According to the NASA Glenn Research Center and the National Research Council Canada, anti-icing fluid can markedly reduce the critical angle of attack to 15.3 deg., as opposed to 20 deg. when the airfoil is uncontaminated. Bombardier’s Tanner warns that deteriorated aerodynamic seals near the leading edge of the wing will similarly cause a significant loss in the maximum lift of a wing as well as decrease the stall AOA.

The phenomenon of leading-edge stall becomes even more challenging when one considers that the leading-edge radius on a typical swept-wing aircraft is sharpest near the wingtip. This increases the likelihood that an abrupt leading-edge stall will first occur outboard. This creates the “perfect storm” of little to no aerodynamic warning of the stall plus the abrupt wing roll-off plus loss of aileron control.

Other environmental factors contribute to unexpected stall behavior. During crosswind takeoffs and landings, the aircraft is in a controlled sideslip. To the “upwind” wing this means the airflow is more direct (i.e., perpendicular) to the wing’s leading edge, and this generally improves the wing’s performance. Conversely, the “downwind” wing experiences the airflow at a greater angle, which decreases its lift, increases drag, promotes the span-wise flow of air, and thereby reduces its stall AOA. Tanner cites flight-test results showing that a 25-deg. sideslip reduces the stall AOA of the trailing wing, which normally stalls at 16 deg., to 11 deg.

The tragic loss of a Gulfstream G650 during flight testing at Roswell, New Mexico, on April 2, 2011, highlighted the negative effects on stall AOA when in ground effect.
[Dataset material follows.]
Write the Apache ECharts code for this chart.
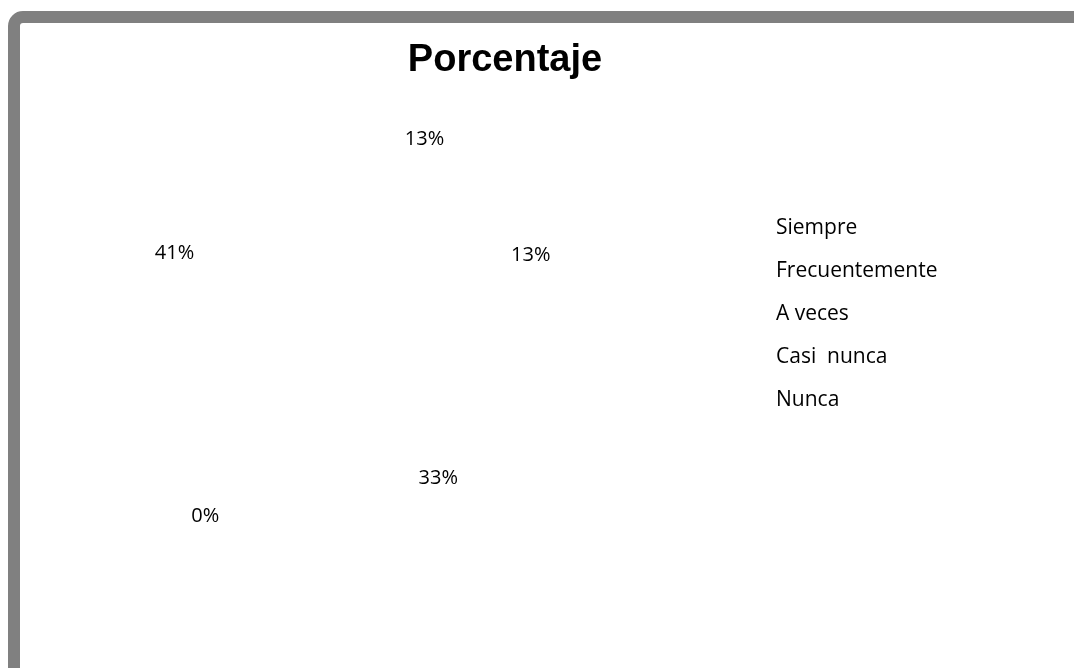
<!DOCTYPE html>
<html>
<head>
<meta charset="utf-8">
<script src="https://cdn.jsdelivr.net/npm/echarts@6/dist/echarts.min.js"></script>
<style>
html,body{margin:0;padding:0;background:#fff;}
#c{width:1074px;height:668px;}
</style>
</head>
<body>
<div id="c"></div>
<script>
var categories = ['Siempre', 'Frecuentemente', 'A veces', 'Casi  nunca', 'Nunca'];
var values = [13, 13, 33, 0, 41];
var titleText = 'Porcentaje';

// label nudges (style only) to mimic the spreadsheet "best fit" placement
var labelNudge = {0: [-5, 4], 1: [-2, 10], 2: [-2, -1], 3: [-47, 46], 4: [3, -4]};

var chart = echarts.init(document.getElementById('c'), null, {renderer: 'canvas'});
var data = categories.map(function (n, i) {
  return {name: n, value: values[i]};
});
chart.setOption({
  animation: false,
  backgroundColor: '#fff',
  title: {
    text: titleText,
    left: 500,
    top: 37,
    textAlign: 'center',
    textStyle: {fontFamily: 'Liberation Sans', fontWeight: 'bold', fontSize: 38, color: '#000', lineHeight: 38}
  },
  legend: {
    orient: 'vertical',
    left: 765,
    top: 213,
    itemWidth: 1,
    itemHeight: 20,
    itemGap: 22,
    icon: 'rect',
    selectedMode: false,
    itemStyle: {opacity: 0},
    textStyle: {fontFamily: 'Open Sans', fontSize: 21, color: '#000', lineHeight: 20},
    data: categories
  },
  graphic: [{
    type: 'rect',
    silent: true,
    shape: {x: 14, y: 17, width: 1200, height: 900, r: 9},
    style: {fill: 'none', stroke: '#808080', lineWidth: 12}
  }],
  series: [{
    type: 'pie',
    center: [354, 310],
    radius: [0, 374],
    startAngle: 90,
    clockwise: true,
    percentPrecision: 0,
    silent: true,
    itemStyle: {color: 'rgba(0,0,0,0)', borderWidth: 0},
    emphasis: {disabled: true},
    label: {
      show: true,
      position: 'inside',
      formatter: '{d}%',
      fontFamily: 'Open Sans',
      fontSize: 20,
      color: '#000'
    },
    labelLine: {show: false},
    labelLayout: function (p) {
      var n = labelNudge[p.dataIndex];
      return n ? {dx: n[0], dy: n[1]} : {};
    },
    data: data
  }]
});
</script>
</body>
</html>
The NTSB’s John O’Callaghan, national resource specialist in aircraft performance, noted that the stall of all types of aircraft occurs approximately 2-4 deg. lower when an aircraft is in ground effect. Flight-test reports have noted “post-stall roll-off is abrupt and will saturate lateral control power.” The catastrophic roll-off of the wing in the Roswell accident was due in part to no warning before the aerodynamic stall in ground effect.
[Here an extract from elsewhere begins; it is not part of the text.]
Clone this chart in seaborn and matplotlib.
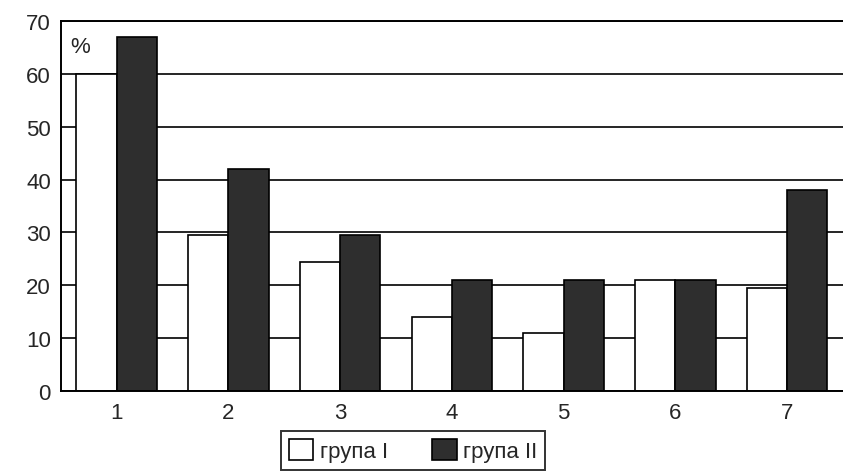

Bombardier’s Tanner expresses concern about a point not often discussed in training: that the combination of wing contamination, ground effect and crosswinds are additive at reducing the stall AOA.
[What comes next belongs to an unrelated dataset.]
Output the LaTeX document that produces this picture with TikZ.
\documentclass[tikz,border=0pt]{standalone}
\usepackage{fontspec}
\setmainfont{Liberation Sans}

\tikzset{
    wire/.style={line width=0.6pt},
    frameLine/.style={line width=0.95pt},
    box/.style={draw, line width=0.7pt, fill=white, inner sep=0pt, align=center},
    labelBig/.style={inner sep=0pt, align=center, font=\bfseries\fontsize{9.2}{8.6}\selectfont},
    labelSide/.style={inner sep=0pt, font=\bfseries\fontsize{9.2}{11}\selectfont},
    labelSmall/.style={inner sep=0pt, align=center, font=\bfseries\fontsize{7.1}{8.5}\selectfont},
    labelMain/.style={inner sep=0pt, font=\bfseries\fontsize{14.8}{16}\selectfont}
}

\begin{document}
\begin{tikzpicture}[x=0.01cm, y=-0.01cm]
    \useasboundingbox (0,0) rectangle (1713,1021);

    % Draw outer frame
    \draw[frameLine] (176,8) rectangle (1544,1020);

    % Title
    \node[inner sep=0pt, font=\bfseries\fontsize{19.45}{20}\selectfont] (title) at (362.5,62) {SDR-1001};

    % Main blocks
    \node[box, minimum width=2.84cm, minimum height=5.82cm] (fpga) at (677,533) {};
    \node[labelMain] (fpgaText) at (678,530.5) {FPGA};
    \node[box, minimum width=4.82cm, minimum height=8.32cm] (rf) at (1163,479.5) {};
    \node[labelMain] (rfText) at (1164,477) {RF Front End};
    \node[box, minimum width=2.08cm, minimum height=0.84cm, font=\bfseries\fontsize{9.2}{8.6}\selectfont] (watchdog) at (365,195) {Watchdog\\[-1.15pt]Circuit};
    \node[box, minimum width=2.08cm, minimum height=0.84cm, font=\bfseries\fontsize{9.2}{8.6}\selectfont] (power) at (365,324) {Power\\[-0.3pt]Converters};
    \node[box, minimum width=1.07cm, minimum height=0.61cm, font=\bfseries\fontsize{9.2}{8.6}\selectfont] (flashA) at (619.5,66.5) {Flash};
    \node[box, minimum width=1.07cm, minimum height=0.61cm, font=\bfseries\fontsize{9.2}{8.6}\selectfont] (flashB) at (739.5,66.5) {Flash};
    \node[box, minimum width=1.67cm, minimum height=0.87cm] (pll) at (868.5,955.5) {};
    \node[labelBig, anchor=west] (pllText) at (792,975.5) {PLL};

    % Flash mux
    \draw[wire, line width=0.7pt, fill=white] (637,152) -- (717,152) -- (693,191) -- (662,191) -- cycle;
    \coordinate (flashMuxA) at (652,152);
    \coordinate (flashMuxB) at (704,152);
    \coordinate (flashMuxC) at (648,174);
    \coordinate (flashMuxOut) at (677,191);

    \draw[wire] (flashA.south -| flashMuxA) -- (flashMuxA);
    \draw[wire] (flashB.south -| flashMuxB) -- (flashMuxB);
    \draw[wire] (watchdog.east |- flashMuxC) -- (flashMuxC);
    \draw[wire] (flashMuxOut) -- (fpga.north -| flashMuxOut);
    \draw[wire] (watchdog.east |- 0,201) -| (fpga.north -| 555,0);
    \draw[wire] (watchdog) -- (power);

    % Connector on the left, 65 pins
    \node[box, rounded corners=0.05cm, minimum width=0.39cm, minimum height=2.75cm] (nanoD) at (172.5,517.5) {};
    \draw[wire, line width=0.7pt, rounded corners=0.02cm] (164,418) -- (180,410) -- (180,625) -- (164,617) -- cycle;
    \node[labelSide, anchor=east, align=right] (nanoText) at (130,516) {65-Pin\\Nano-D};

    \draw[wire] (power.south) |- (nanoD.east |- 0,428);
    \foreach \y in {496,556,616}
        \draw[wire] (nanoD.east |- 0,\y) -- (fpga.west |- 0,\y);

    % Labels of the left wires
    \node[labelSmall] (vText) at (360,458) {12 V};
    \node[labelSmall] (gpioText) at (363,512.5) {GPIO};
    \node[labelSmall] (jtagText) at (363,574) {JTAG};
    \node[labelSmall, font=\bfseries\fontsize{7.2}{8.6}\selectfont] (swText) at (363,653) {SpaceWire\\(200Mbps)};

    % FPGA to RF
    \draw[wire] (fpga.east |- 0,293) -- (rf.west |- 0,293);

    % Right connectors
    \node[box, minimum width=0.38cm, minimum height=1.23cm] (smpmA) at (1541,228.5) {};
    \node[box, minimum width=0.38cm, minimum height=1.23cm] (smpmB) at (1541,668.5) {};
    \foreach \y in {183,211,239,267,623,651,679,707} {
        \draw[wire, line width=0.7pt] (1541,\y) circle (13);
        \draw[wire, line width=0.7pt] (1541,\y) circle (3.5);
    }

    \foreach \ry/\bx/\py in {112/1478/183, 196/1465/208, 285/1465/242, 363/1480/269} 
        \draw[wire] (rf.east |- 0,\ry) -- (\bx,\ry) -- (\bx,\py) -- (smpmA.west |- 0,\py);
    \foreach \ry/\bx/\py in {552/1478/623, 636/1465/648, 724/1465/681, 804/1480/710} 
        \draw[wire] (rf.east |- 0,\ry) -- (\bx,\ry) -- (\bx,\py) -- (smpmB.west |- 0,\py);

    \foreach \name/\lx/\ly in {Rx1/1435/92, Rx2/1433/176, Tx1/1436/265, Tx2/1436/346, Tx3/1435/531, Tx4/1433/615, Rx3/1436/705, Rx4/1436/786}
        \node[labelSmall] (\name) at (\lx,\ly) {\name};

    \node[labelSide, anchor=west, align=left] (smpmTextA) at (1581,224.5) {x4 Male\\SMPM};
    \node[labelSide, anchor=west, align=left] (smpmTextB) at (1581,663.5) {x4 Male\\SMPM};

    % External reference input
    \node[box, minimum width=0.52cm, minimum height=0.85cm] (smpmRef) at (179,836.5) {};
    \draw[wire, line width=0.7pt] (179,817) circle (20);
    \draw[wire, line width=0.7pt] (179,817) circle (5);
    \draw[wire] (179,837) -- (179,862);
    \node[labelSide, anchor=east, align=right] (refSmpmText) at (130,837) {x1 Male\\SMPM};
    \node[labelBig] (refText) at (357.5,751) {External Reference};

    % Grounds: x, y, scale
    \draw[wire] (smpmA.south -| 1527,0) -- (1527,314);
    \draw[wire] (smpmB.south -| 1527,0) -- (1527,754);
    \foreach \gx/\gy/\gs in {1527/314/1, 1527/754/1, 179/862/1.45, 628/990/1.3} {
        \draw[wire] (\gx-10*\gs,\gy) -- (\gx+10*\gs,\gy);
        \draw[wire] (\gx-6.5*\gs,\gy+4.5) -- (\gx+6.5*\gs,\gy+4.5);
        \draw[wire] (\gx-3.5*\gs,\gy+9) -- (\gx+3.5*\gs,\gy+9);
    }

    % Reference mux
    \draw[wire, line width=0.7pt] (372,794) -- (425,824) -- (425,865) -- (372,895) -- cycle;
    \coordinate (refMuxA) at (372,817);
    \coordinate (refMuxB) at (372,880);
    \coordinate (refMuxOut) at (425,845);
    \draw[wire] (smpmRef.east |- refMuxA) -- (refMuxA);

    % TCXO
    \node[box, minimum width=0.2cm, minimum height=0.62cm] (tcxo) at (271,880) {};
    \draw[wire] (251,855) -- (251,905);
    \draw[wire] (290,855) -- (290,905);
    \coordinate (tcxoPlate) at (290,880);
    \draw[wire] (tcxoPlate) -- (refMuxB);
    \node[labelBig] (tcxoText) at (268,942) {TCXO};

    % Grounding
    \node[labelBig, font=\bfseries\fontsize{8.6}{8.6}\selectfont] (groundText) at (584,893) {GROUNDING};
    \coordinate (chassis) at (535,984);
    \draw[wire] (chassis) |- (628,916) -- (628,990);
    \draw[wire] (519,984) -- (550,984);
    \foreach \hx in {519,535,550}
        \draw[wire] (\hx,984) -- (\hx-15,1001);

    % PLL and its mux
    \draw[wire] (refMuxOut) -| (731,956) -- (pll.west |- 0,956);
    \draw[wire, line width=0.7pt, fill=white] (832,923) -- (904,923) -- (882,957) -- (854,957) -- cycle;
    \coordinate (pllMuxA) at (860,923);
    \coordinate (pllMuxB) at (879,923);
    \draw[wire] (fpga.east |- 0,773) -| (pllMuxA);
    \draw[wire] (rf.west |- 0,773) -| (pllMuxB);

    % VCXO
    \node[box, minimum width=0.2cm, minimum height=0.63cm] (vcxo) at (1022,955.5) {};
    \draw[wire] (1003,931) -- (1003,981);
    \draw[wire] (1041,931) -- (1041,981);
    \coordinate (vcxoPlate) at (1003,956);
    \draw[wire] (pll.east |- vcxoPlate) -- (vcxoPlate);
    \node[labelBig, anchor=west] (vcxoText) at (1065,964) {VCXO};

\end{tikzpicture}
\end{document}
If your aircraft utilizes pneumatic boots for deicing protection, there is an additional concern. Dr. Michael Bragg, chairman of the Department of Aeronautical and Astronautical Engineering at the University of Illinois-Urbana, conducted a research project specifically aimed at determining the effect of residual ice accretions on airfoil performance. The small ridge-like features created premature local boundary-layer separation on the airfoil’s upper surface. The study concluded that the performance penalties due to the residual ice shapes were very severe. Specifically, it found that residual air accretions reduced the maximum lift by 60% and stall angles were reduced from 17 deg. (clean) to 9 deg. (iced).

Accurately Understanding the Aircraft’s Aerodynamic State

The contributors to Advisory Circular AC 120-111, “Upset Prevention and Recovery Training,” emphasize the need for effective analysis and awareness. This depends on an accurate understanding of the aircraft’s aerodynamic state. In the current hiring surge, our industry is employing thousands of young CFIs from light aircraft backgrounds who need in-depth effective training in the aerodynamics of high-performance aircraft.

There is a problematic gap in our industry between the excellent engineering research and translating that information into a product that is useful in pilot terms. This is especially pertinent on aircraft that use high-performance airfoil designs that exhibit sudden leading-edge stall behavior, or in-flight conditions that cause premature stalls without warning.